By Jonathan Stempel
NEW YORK (Reuters) — Didi Global, the Chinese ride-hailing company, must face a lawsuit in a U.S. court claiming it defrauded investors by concealing and disobeying a Chinese government order to postpone its 2021 initial public offering until it resolved cybersecurity and privacy concerns.
In a 54-page decision on Thursday, U.S. District Judge Lewis Kaplan in Manhattan federal court said investors who brought the proposed class action sufficiently pleaded that Didi and various officials intended to defraud them in raising more than $4.4 billion in the June 30, 2021 IPO.
The offering valued all of Didi at about $67.5 billion.
Kaplan said the alleged desire to sell American depositary shares before a looming government crackdown on Chinese technology companies gave Didi and the officials a «concrete and personal economic motive» to go public before «the window for high valuation Chinese IPOs in the United States» closed.
Lawyers for Didi did not immediately respond to requests for comment.
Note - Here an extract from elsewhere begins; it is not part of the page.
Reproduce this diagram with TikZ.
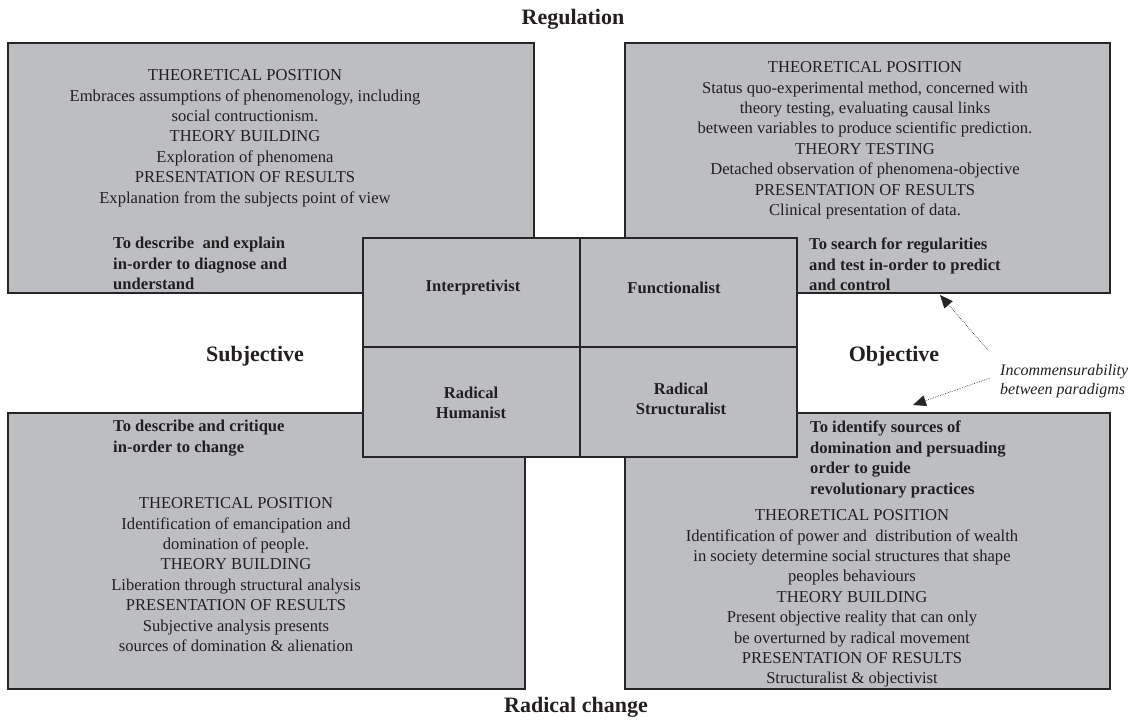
\documentclass[tikz,border=0pt]{standalone}
\usepackage{fontspec}
\setmainfont{Liberation Serif}
\usetikzlibrary{arrows.meta}
\definecolor{boxc}{RGB}{189,190,194}
\definecolor{linec}{RGB}{38,38,38}
\definecolor{inkc}{RGB}{35,31,32}
\newcommand{\bodysize}{\fontsize{16.6}{20.4}\selectfont}
\begin{document}
\begin{tikzpicture}[x=1pt,y=-1pt,
  box/.style={draw=linec, fill=boxc, line width=1.1pt, inner sep=0pt, outer sep=0pt, anchor=north west},
  body/.style={align=center, font=\bodysize, inner sep=0pt, anchor=north, text=inkc},
  goal/.style={align=left, font=\bodysize\bfseries, inner sep=0pt, anchor=north west, text=inkc},
  cell/.style={align=center, font=\bodysize\bfseries, inner sep=0pt, text=inkc},
  axis/.style={font=\fontsize{22}{26}\selectfont\bfseries, inner sep=0pt, text=inkc},
  note/.style={align=left, font=\fontsize{16}{19.5}\selectfont\itshape, inner sep=0pt, anchor=north west, text=inkc},
  link/.style={draw=linec, line width=0.6pt, dash pattern=on 0.7pt off 1.1pt, -{Triangle[length=13pt,width=11pt]}}]
\useasboundingbox (0,0) rectangle (1137,720);

% corner boxes
\node[box, minimum width=526pt, minimum height=250pt] (tl) at (8,43) {};
\node[box, minimum width=485pt, minimum height=250pt] (tr) at (625,43) {};
\node[box, minimum width=517pt, minimum height=276pt] (bl) at (8,413) {};
\node[box, minimum width=485pt, minimum height=276pt] (br) at (625,413) {};

% texts of corner boxes
\node[body] (tltext) at (245,69.5) {THEORETICAL POSITION\\Embraces assumptions of phenomenology, including\\social contructionism.\\THEORY BUILDING\\Exploration of phenomena\\PRESENTATION OF RESULTS\\Explanation from the subjects point of view};
\node[goal] (tlgoal) at (113,237) {To describe\ \ and explain\\in-order to diagnose and\\understand};

\node[body] (trtext) at (865,61.5) {THEORETICAL POSITION\\Status quo-experimental method, concerned with\\theory testing, evaluating causal links\\between variables to produce scientific prediction.\\THEORY TESTING\\Detached observation of phenomena-objective\\PRESENTATION OF RESULTS\\Clinical presentation of data.};
\node[goal] (trgoal) at (809,238) {To search for regularities\\and test in-order to predict\\and control};

\node[goal] (blgoal) at (113,420) {To describe and critique\\in-order to change};
\node[body] (bltext) at (236,497.5) {THEORETICAL POSITION\\Identification of emancipation and\\domination of people.\\THEORY BUILDING\\Liberation through structural analysis\\PRESENTATION OF RESULTS\\Subjective analysis presents\\sources of domination \& alienation};

\node[goal] (brgoal) at (810,421) {To identify sources of\\domination and persuading\\order to guide\\revolutionary practices};
\node[body] (brtext) at (852,509.5) {THEORETICAL POSITION\\Identification of power and\ \ distribution of wealth\\in society determine social structures that shape\\peoples behaviours\\THEORY BUILDING\\Present objective reality that can only\\be overturned by radical movement\\PRESENTATION OF RESULTS\\Structuralist \& objectivist};

% central grid
\node[box, minimum width=217pt, minimum height=109pt] (ip) at (363,238) {};
\node[box, minimum width=217pt, minimum height=109pt] (fn) at (580,238) {};
\node[box, minimum width=217pt, minimum height=110pt] (rh) at (363,347) {};
\node[box, minimum width=217pt, minimum height=110pt] (rs) at (580,347) {};
\node[cell] (iplabel) at (473,288) {Interpretivist};
\node[cell] (fnlabel) at (674,288) {Functionalist};
\node[cell] (rhlabel) at (471,403) {Radical\\Humanist};
\node[cell] (rslabel) at (681,399) {Radical\\Structuralist};

% axis labels
\node[axis] (reg) at (573,19) {Regulation};
\node[axis] (rad) at (576,707) {Radical change};
\node[axis] (subj) at (255,356) {Subjective};
\node[axis] (obj) at (894,356) {Objective};

% incommensurability note
\node[note] (note) at (1000,364) {Incommensurability\\between paradigms};
\coordinate (s1) at (988,350);
\coordinate (t1) at (940,295);
\coordinate (s2) at (990,378);
\coordinate (t2) at (913,405);
\draw[link] (s1) -- (t1);
\draw[link] (s2) -- (t2);
\end{tikzpicture}
\end{document}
The investors' lawyers did not immediately respond to similar requests.
Kaplan also refused to dismiss claims against banks that helped Didi go public.
Shares of Didi tumbled in July 2021 as China's cyberspace regulator, the Cyberspace Administration of China, banned it from registering new customers and required the removal of the Didi Travel app from smartphone app stores.
Didi announced plans in December 2021 to delist the U.S.-listed shares. The regulator fined Didi $1.2 billion the following July over the episode.
Didi's market value is now about $19 billion, according to LSEG data.
The case is In re Didi Global Inc Securities Litigation, U.S. District Court, Southern District of New York, No. 21-05807.